'Even if Setters shows no inclination to understand the dark desperation that drives parents to buy marks for undeserving children, it could've made a little more effort to be sly or suspenseful,' says Sukanya Verma.
Close on the heels of Why Cheat India comes another movie set around the education mafia. And just like the Emraan Hashmi starrer, it's not very good.
Director Ashwini Chaudhary's Setters adopts a heist thriller's tone to depict the practice of paid proxies and leaked question papers facilitated by a scamming service in Varanasi whose network extends all across India as Apurva (Shreyas Talpade), right hand man to the ill-tempered creep (Pavan Malhotra) running the business, travels between Mumbai and Delhi to get the job done.

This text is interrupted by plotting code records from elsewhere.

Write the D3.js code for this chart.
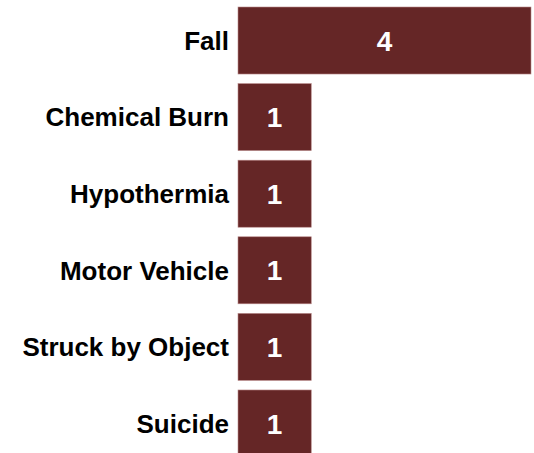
<!DOCTYPE html>
<meta charset="utf-8">
<style>
  html, body { margin: 0; padding: 0; background: #fff; }
  svg { display: block; }
  .label { font-family: "Liberation Sans", Arial, sans-serif; font-weight: bold; fill: #000; }
  .value { font-family: "Liberation Sans", Arial, sans-serif; font-weight: bold; fill: #fff; }
</style>
<div id="chart"></div>
<script src="https://cdnjs.cloudflare.com/ajax/libs/d3/7.8.5/d3.min.js"></script>
<script>
var categories = ["Fall", "Chemical Burn", "Hypothermia", "Motor Vehicle", "Struck by Object", "Suicide"];
var counts = [4, 1, 1, 1, 1, 1];

var width = 534, height = 453;

var svg = d3.select("#chart").append("svg")
  .attr("width", width)
  .attr("height", height);

var x = d3.scaleLinear().domain([0, 4]).range([238, 531]);
var y = d3.scaleBand().domain(categories).range([7, 457]).paddingInner(0.125).paddingOuter(0);

var rows = svg.selectAll("g.row")
  .data(categories)
  .enter().append("g")
    .attr("class", "row");

rows.append("rect")
  .attr("x", x(0))
  .attr("y", function(d) { return y(d); })
  .attr("width", function(d, i) { return x(counts[i]) - x(0); })
  .attr("height", y.bandwidth())
  .attr("fill", "#652626")
  .attr("stroke", "#b98a8a")
  .attr("stroke-width", 0.6);

rows.append("text")
  .attr("class", "label")
  .attr("x", x(0) - 9)
  .attr("y", function(d) { return y(d) + y.bandwidth() / 2; })
  .attr("dy", "0.36em")
  .attr("text-anchor", "end")
  .style("font-size", "26px")
  .text(function(d) { return d; });

rows.append("text")
  .attr("class", "value")
  .attr("x", function(d, i) { return (x(0) + x(counts[i])) / 2; })
  .attr("y", function(d) { return y(d) + y.bandwidth() / 2; })
  .attr("dy", "0.36em")
  .attr("text-anchor", "middle")
  .style("font-size", "28px")
  .text(function(d, i) { return counts[i]; });
</script>
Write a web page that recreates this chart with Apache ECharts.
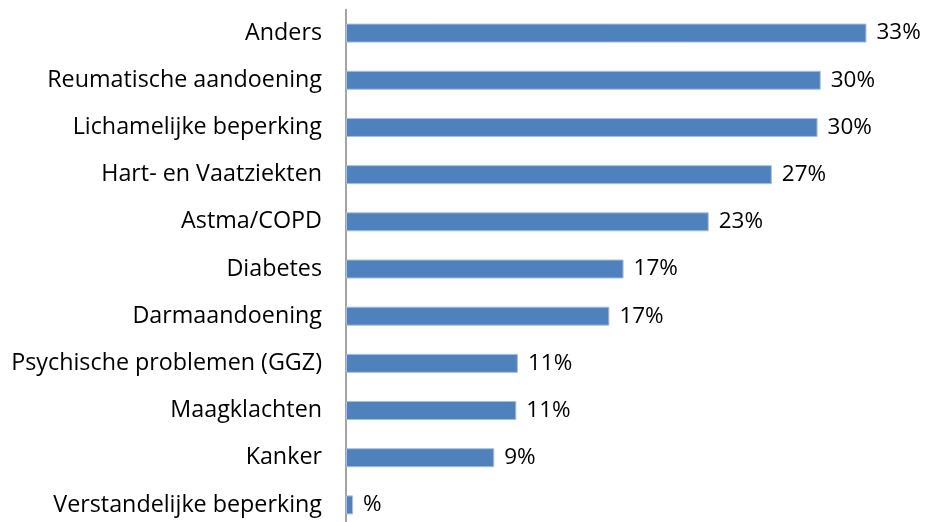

Hot on their trail is local cop Aditya Singh (Aftab Shivdasani) instructed by his superior to end the racket.
Apurva and Aditya, we are informed, are old friends who appeared for their IAS exams together until they had a falling out over a common love interest. It's a worthless bit of information considering the conflict is completely synthetic and the duo shares zero emotional connection.
Both assemble a ragtag team of able actors (Vijay Raaz, Manu Rishi, Neeraj Sood, Anil Mange) in throwaway parts and a tedious game of cat and mouse ensues against the mandatory cacophony of blaring guitar and ticking clock.
It's all rather Special 26 but only because characters walk, walk, walk and vanish within the backstreets and corridors of crowded markets and private lanes. The scenario repeats itself so frequently in the narrative; two hours turn into monotonous slog.
Setters's biggest undoing is its sloppy, simplistic and full-of-loopholes writing. While the motivations and disenchantment of its characters remains vague till its abrupt end, the ease with which the break-ins and deception happen is shoddy to say the least.
Out of nowhere, a gizmo-peddling chap arrives with gadgets straight out of a 007 movie, mobile rings, scanner glasses, what not.
Even if Setters shows no inclination to understand the dark desperation that drives parents to buy marks for undeserving children, it could've made a little more effort to be sly or suspenseful.
Also, for a U-rating, Setters is oddly gruesome. A finger is chopped off and smacked on another man's palm; a lady cop grabs a man's crotch and gives it the third degree.
Most unpleasant though is Pavan Malhotra's hamming, hysterical performance as a kurta and lungi-clad goon juggling religious devoutness and implicit kinky tendencies. Wearing a kurta two sizes too small, it's hard to decide what's flaring more -- his chest or his nostrils.
Shreyas Talpade and Aftab Shivdasani fare better, but not enough to salvage this dubious looking tripe.
Whatever restraint or spark Setters demonstrated in its initial stages is tossed out of the window to crash into an untidy mess of snarling evil and tame virtue.